With a Presidential Election just over a year away, Americans are witnessing a spirited debate about our country's role in the world. This discussion is healthy for our democracy, and I follow it as a happily retired spectator. In the midst of our differences, there should be at least one issue on which all Americans can agree: helping the people of Africa fight disease advances both our interests and our ideals.
For too long, Africa was viewed as a continent to exploit or ignore. In our early years, Africa was the origin of many American slaves. Later, many saw Africa primarily as a source of raw materials such as diamonds or oil. Meanwhile, the African people suffered terrible hardships—from colonialism to genocide—and the world did not do enough to help.
At the turn of the millennium, Africa faced another devastating challenge. The HIV/AIDS pandemic had killed 10 million people on the continent. In some African countries, estimates indicated that 1 in 4 people carried the HIV virus. Although modern technology had reduced the cost of life-saving drugs, fewer than 50,000 Africans received the medicine they needed to survive.
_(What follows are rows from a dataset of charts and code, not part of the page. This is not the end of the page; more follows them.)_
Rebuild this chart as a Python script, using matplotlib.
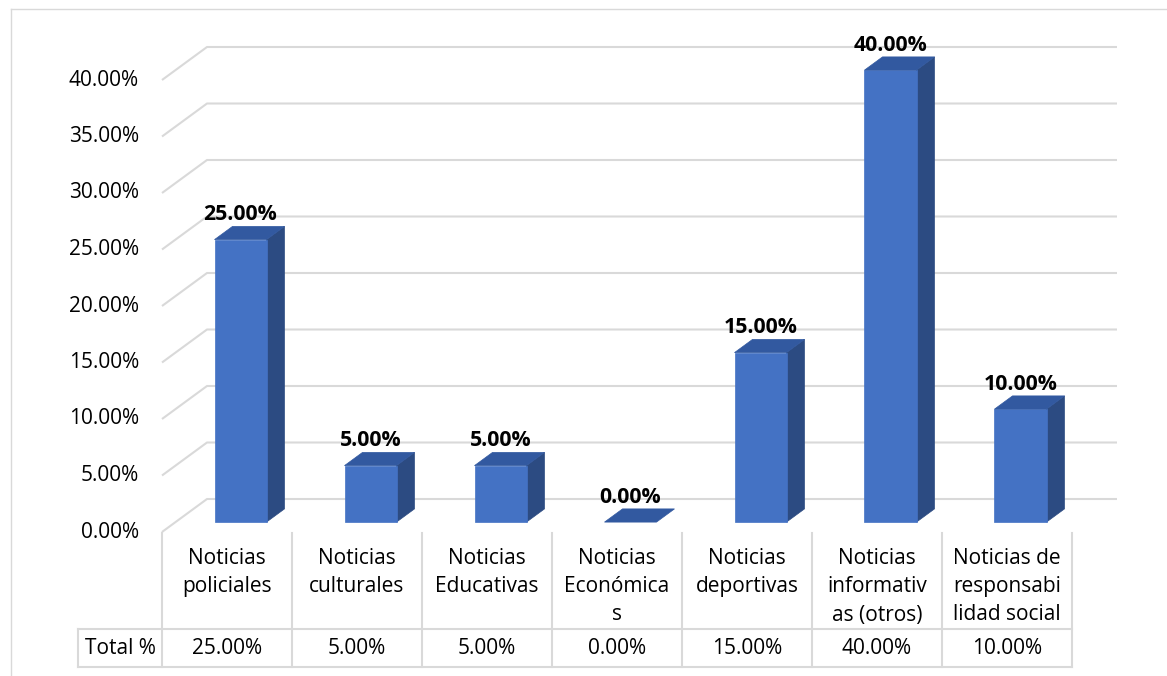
import matplotlib.pyplot as plt
from matplotlib.patches import Polygon
from matplotlib.lines import Line2D
from matplotlib.transforms import offset_copy

plt.rcParams['font.family'] = ['Open Sans', 'DejaVu Sans']

# datos
categorias = ["Noticias\npoliciales", "Noticias\nculturales", "Noticias\nEducativas",
              "Noticias\nEconómica\ns", "Noticias\ndeportivas",
              "Noticias\ninformativ\nas (otros)", "Noticias de\nresponsabi\nlidad social"]
porcentajes = [25.0, 5.0, 5.0, 0.0, 15.0, 40.0, 10.0]
ticks_y = [0, 5, 10, 15, 20, 25, 30, 35, 40]
fila_tabla = "Total %"

W, H = 1167, 676
fig = plt.figure(figsize=(W / 100, H / 100), dpi=100)

# efecto 3D: desplazamiento oblicuo del fondo (en unidades de datos)
DX = 45 / 130
DY = 33 / 11.3
d0, d1 = 0.3, 0.7
ancho = 0.4

gris = '#D9D9D9'
c_frente = '#4472C4'
c_lado = '#2C4B82'
c_tapa = '#3259A0'
fs = 15

ax = fig.add_axes([162 / W, (H - 532) / H, (1117 - 162) / W, 512 / H])
ax.set_xlim(-0.5, 6.5 + DX)
ax.set_ylim(0, 512 / 11.3)
ax.axis('off')

# lineas de division (pared izquierda + fondo)
for v in ticks_y:
    ax.plot([-0.5, -0.5 + DX, 6.5 + DX], [v, v + DY, v + DY], color=gris, lw=1.5,
            zorder=1, clip_on=False, solid_capstyle='butt')
    t = offset_copy(ax.transData, fig=fig, x=-23, y=0, units='dots')
    ax.text(-0.5, v, f"{v:.2f}%", transform=t, ha='right', va='center',
            fontsize=fs, color='#000000')

# barras
for i, v in enumerate(porcentajes):
    x0 = i - ancho / 2
    x1 = i + ancho / 2
    lado = [(x1 + d0 * DX, d0 * DY), (x1 + d1 * DX, d1 * DY),
            (x1 + d1 * DX, v + d1 * DY), (x1 + d0 * DX, v + d0 * DY)]
    tapa = [(x0 + d0 * DX, v + d0 * DY), (x1 + d0 * DX, v + d0 * DY),
            (x1 + d1 * DX, v + d1 * DY), (x0 + d1 * DX, v + d1 * DY)]
    frente = [(x0 + d0 * DX, d0 * DY), (x1 + d0 * DX, d0 * DY),
              (x1 + d0 * DX, v + d0 * DY), (x0 + d0 * DX, v + d0 * DY)]
    if v > 0:
        ax.add_patch(Polygon(lado, closed=True, fc=c_lado, ec=c_lado, lw=0.5, zorder=3))
        ax.add_patch(Polygon(frente, closed=True, fc=c_frente, ec=c_frente, lw=0.5, zorder=3))
    ax.add_patch(Polygon(tapa, closed=True, fc=c_tapa, ec=c_tapa, lw=0.5, zorder=3))
    t = offset_copy(ax.transData, fig=fig, x=0, y=25, units='dots')
    ax.text(i + d0 * DX, v + d0 * DY, f"{v:.2f}%", transform=t, ha='center',
            va='center', fontsize=15.3, fontweight='bold', color='#000000', zorder=5)

# tabla de datos
axt = fig.add_axes([78 / W, (H - 668) / H, (1072 - 78) / W, 136 / H])
x_izq = -0.5 - 84 / 130
axt.set_xlim(x_izq, 6.5)
axt.set_ylim(136, 0)
axt.axis('off')

n = len(categorias)
for k in range(n + 1):
    axt.plot([k - 0.5, k - 0.5], [1, 135], color=gris, lw=1.5, clip_on=False)
axt.plot([x_izq, x_izq], [97, 135], color=gris, lw=1.5, clip_on=False)
for yy in (97, 135):
    axt.plot([x_izq, 6.5], [yy, yy], color=gris, lw=1.5, clip_on=False)

for i, cat in enumerate(categorias):
    for j, linea in enumerate(cat.split("\n")):
        axt.text(i, 26 + 28.5 * j, linea, ha='center', va='center', fontsize=fs)
    axt.text(i, 116, f"{porcentajes[i]:.2f}%", ha='center', va='center', fontsize=fs)
axt.text((x_izq - 0.5) / 2, 116, fila_tabla, ha='center', va='center', fontsize=fs)

# borde del grafico
fig.add_artist(Line2D([11 / W, 11 / W], [0, 1 - 9 / H], color=gris, lw=1))
fig.add_artist(Line2D([11 / W, 1], [1 - 9 / H, 1 - 9 / H], color=gris, lw=1))

fig.savefig("out.png", dpi=100, facecolor='white')
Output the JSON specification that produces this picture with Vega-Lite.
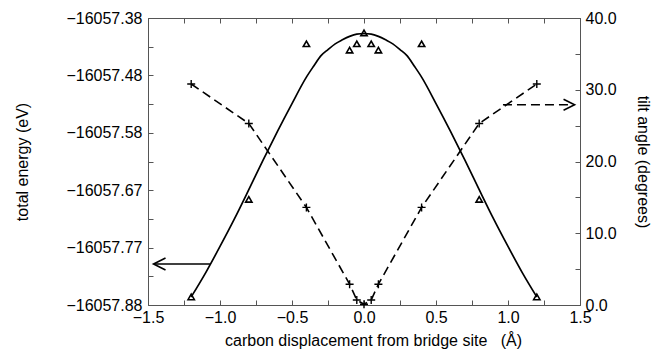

As President, I found it morally unacceptable for the United States to stand aside while millions of people died from a disease we could treat. I also recognized that saving lives in Africa serves America's strategic interests. When societies abroad are healthier and more prosperous, they are more stable and secure. They become markets for our producers, not exporters of danger or sources of humanitarian crisis.
In 2003, I proposed—and legislators from both parties enacted—the President's Emergency Plan for AIDS Relief (PEPFAR). Since then, the number of Africans receiving life-saving medicine has grown from 50,000 to more than 7 million. Tens of millions more have benefited from AIDS testing and education about prevention. A continent once on the brink of catastrophe is now living with new hope—a transformation some have described as the "Lazarus effect." And as African nations have grown in health and stability, our country has benefited.
PEPFAR has been an inspiring success, but that success has revealed new challenges. Researchers have learned that women living with HIV are four to five times more likely to develop cervical cancer. Like AIDS, cervical and breast cancer often strike African women in their most productive years, destabilizing families and communities. Also like AIDS, cervical and breast cancer are largely preventable and treatable.
It makes no sense to save a woman's life from AIDS, only to let her die from treatable or preventable cancer. So four years ago, the policy institute at the George W. Bush Presidential Center partnered with the U.S. government, Susan G. Komen and the Joint United Nations Programme on HIV/AIDS to launch an initiative called Pink Ribbon Red Ribbon. Working with local partners in Africa, we have screened nearly 200,000 women for signs of cervical cancer. We have screened more than 6,000 women for breast cancer. And more than 40,000 adolescent girls have received vaccines to protect against the virus that causes cervical cancer.
Laura and I have seen the results of Pink Ribbon Red Ribbon up close while refurbishing health clinics in Zambia. Before the clinic we worked on in Livingstone opened, women lined up outside for cancer screenings. Although some women in line looked apprehensive, many looked joyful, because they understood that this simple medical procedure could save their lives.
Pink Ribbon Red Ribbon is making a difference, and it is growing. The initiative now includes more than 20 private-sector organizations, including major medical-research companies and charitable foundations. At the Global Women's Network summit last month at the Bush Center, ambassador Deborah Birx announced that PEPFAR will contribute an additional $7 million to Pink Ribbon Red Ribbon, meaning that the generosity of the American people will continue to support the fight against AIDS and women's cancer in Africa.
Spreading health and hope in Africa is a cause worthy of our great nation. This work reflects American compassion and reinforces American interests. Promoting stability abroad protects our security here at home. Whatever other foreign policy disagreements may arise over the course of this campaign, saving lives in Africa is one priority that should remain beyond debate.
Bush was the 43rd President of the U.S.